How do you confirm a compression-set packer has sealed properly during a drill stem test?
Proper sealing is confirmed by monitoring the annulus pressure response after setting the packer and opening the tester valve. If the packer is sealing, annulus pressure remains stable while bottomhole pressure in the drill string changes in response to reservoir inflow. A rising annulus pressure during the initial shut-in period indicates a packer bypass leak. Operators also watch for surface pit gain — fluid appearing in the annulus without a corresponding string pressure drop points to formation fluid bypassing the packer seal rather than entering through the tester valve. In some operations, a low-pressure test (LPT) is pumped down the annulus before opening the tester valve to verify the packer will hold from below.

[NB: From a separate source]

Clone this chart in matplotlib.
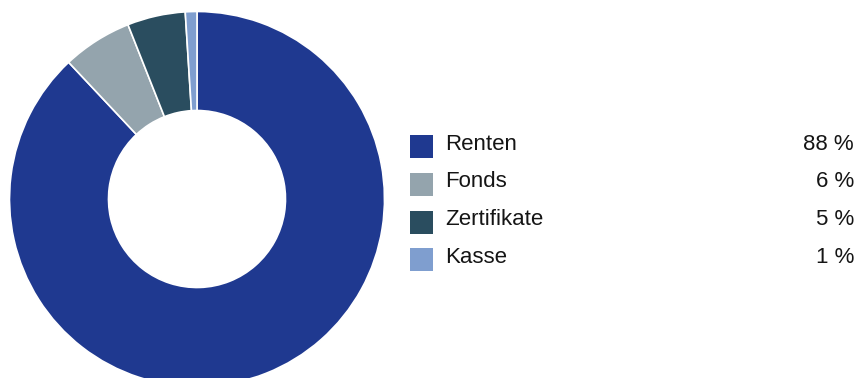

Why Compression-Set Packers Matter in Oil and Gas
Compression-set packers are the workhorses of downhole zone isolation across every phase of the well life cycle, from the initial drill stem test that validates reservoir productivity before completion investment is committed, to production packers that isolate the pay zone from other wellbore intervals, to workover packers that enable selective stimulation and remedial cementing without killing the well. Their mechanical simplicity — set by weight, released by pick-up — makes them reliable in conditions where more complex tools can fail, and their retrievability makes them the default choice when the well plan requires flexibility. Understanding how compression-set packers work, how they differ from tension-set and hydraulically set alternatives, and what conditions challenge their performance is essential knowledge for any drilling or completion engineer, and for field supervisors who must make real-time decisions when packer behavior deviates from the expected weight-indicator response.